Only the lines from the top of the records below through the line containing "plt.rcParams['font.family'] = ['Liberation" should be printed, exactly and without pictures.

(Entries from a dataset)
------------

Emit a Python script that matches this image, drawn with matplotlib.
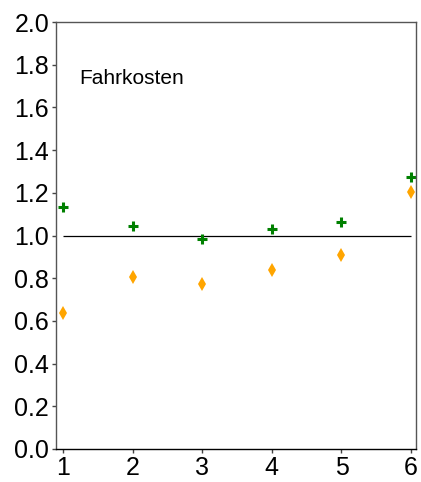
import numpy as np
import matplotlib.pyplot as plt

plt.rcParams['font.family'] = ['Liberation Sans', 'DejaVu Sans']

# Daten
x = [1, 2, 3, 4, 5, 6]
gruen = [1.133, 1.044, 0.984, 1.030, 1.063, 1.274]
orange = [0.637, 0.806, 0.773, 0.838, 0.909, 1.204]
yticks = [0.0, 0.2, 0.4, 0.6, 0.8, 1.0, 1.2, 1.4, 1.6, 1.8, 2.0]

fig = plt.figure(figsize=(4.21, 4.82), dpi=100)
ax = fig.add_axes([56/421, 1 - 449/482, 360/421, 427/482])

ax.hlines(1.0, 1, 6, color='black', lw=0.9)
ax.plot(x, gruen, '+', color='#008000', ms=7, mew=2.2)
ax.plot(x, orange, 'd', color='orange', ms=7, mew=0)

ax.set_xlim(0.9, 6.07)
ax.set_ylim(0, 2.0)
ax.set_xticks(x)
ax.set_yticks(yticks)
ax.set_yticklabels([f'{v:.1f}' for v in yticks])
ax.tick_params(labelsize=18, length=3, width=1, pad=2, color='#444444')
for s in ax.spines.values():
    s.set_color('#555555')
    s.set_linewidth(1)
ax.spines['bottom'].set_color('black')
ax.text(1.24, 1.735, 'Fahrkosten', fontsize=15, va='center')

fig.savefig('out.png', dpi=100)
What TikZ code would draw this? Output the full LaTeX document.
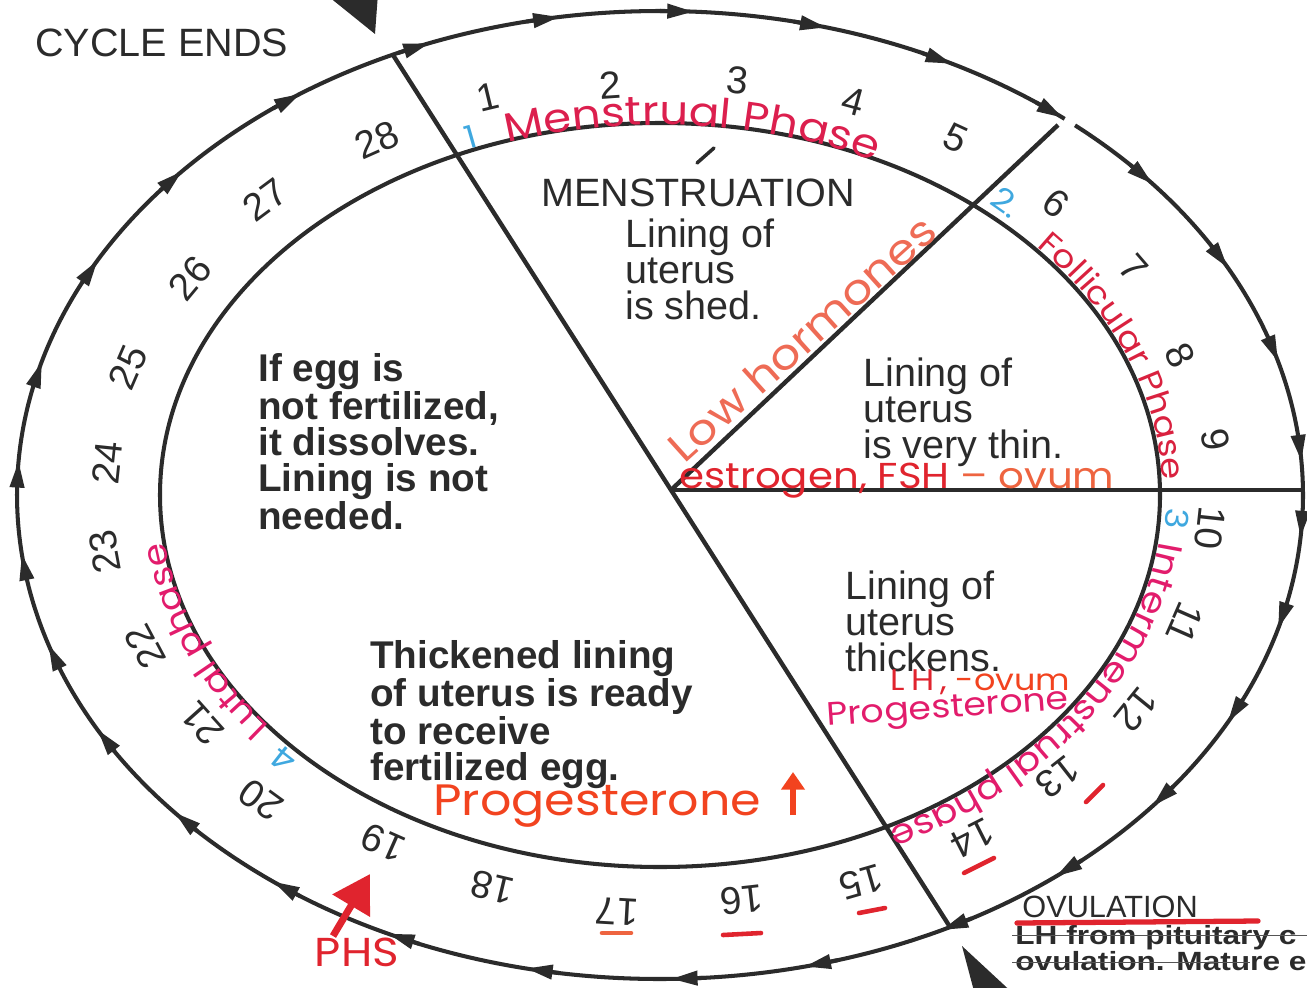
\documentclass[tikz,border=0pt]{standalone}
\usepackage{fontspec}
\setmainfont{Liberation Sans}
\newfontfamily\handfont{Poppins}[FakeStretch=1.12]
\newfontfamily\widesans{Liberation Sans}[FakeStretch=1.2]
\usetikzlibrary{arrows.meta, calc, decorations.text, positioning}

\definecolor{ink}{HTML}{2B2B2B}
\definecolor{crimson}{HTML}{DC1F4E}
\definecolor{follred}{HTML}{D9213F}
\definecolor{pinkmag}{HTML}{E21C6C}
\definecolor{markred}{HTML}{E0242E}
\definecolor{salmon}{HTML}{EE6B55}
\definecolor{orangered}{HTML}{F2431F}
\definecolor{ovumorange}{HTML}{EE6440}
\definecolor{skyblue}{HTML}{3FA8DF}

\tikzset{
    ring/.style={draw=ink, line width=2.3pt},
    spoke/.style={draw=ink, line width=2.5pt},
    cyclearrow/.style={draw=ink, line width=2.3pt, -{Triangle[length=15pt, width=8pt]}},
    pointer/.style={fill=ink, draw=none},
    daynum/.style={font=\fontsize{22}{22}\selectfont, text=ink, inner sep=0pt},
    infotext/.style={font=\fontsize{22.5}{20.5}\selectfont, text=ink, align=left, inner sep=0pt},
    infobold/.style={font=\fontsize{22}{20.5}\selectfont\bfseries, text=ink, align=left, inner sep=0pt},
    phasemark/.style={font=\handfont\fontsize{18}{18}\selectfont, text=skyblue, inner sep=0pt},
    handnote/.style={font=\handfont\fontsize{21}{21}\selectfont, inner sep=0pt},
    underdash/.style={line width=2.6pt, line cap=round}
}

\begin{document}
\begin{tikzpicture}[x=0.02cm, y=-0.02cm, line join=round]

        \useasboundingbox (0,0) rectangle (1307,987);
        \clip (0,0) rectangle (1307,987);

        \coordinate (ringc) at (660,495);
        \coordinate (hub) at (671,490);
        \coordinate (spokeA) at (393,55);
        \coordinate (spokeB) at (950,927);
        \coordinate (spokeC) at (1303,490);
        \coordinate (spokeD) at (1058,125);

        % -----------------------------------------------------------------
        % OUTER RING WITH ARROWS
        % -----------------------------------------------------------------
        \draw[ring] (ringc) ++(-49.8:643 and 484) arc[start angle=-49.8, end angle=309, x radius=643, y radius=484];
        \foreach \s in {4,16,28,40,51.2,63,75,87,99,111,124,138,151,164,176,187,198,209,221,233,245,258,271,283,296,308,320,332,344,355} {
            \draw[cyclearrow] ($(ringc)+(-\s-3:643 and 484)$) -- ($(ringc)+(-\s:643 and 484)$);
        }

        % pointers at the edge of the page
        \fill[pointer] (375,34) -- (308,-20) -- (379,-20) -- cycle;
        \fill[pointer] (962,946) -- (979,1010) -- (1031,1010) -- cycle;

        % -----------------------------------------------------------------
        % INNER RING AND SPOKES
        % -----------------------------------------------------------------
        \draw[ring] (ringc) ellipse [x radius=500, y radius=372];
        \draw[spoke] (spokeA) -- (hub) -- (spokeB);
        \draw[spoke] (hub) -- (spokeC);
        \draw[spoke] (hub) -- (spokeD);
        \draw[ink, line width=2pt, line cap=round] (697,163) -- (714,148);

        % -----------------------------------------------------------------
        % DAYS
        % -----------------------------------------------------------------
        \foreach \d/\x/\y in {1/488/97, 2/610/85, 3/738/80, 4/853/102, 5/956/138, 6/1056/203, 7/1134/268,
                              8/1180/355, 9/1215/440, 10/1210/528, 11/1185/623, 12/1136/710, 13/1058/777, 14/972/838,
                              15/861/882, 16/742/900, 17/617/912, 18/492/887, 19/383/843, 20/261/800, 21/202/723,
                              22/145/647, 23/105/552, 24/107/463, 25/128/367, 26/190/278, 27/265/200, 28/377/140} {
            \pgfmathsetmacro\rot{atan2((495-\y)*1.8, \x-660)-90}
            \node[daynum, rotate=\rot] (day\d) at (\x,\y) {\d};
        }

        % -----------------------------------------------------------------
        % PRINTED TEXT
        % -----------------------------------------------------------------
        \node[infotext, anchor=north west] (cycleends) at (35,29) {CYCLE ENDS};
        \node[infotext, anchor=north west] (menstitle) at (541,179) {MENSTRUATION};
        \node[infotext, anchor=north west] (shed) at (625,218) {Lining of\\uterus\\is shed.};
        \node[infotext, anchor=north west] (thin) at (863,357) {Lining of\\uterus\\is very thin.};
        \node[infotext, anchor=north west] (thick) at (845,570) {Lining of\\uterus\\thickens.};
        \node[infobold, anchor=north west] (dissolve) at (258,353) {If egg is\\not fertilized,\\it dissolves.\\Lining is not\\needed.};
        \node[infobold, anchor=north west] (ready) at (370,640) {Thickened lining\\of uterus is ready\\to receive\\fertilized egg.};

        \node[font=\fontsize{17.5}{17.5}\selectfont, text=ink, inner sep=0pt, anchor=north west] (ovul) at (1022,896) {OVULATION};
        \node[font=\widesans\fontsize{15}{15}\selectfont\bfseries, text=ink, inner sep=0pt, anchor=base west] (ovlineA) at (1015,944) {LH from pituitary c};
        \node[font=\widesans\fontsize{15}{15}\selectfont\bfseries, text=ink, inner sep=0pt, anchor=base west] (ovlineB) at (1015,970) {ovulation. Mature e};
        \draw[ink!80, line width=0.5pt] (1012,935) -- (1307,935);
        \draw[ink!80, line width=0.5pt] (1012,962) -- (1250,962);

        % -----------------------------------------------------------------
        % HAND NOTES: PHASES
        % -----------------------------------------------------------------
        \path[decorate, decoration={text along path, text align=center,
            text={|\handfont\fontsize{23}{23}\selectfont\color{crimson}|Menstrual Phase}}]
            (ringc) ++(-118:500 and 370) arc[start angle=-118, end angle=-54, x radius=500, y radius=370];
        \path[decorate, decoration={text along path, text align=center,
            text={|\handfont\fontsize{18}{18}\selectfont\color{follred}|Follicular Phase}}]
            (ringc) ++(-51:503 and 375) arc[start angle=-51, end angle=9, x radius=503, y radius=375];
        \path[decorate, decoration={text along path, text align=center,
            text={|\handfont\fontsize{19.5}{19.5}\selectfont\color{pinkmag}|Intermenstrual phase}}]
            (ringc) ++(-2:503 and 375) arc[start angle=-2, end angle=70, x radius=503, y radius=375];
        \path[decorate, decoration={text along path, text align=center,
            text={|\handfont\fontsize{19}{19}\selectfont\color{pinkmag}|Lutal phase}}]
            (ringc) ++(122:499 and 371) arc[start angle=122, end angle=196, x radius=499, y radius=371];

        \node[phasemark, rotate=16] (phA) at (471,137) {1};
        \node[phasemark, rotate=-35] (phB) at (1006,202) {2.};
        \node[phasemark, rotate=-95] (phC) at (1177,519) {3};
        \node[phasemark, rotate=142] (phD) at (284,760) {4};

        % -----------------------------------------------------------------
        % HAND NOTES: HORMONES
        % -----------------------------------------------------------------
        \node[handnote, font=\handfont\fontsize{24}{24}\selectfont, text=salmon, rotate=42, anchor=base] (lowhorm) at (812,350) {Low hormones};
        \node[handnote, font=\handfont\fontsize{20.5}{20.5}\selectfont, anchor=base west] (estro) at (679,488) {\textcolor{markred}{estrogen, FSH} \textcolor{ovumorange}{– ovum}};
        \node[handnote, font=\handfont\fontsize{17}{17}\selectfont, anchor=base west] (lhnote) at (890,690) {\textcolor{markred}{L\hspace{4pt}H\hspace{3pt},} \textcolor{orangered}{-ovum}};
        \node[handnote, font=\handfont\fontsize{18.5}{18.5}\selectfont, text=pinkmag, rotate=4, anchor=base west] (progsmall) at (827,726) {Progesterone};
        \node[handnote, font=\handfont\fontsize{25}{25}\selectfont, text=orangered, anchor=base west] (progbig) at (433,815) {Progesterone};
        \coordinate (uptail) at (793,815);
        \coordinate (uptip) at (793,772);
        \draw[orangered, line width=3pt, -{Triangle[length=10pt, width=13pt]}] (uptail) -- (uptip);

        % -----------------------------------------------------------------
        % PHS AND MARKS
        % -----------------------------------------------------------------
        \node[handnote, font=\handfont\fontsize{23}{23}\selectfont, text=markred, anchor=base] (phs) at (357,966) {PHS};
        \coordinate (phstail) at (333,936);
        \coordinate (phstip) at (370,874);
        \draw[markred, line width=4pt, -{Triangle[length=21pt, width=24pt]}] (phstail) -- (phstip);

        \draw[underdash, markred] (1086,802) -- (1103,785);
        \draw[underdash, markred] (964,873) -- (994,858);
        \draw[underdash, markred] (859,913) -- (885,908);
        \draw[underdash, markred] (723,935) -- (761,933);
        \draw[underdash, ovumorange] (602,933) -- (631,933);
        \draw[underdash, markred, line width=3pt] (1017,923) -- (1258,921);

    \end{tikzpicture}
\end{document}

------------

FULL SOLUTION:
Emit a Python script that matches this image, drawn with matplotlib.
import numpy as np
import matplotlib.pyplot as plt

plt.rcParams['font.family'] = ['Liberation Sans', 'DejaVu Sans']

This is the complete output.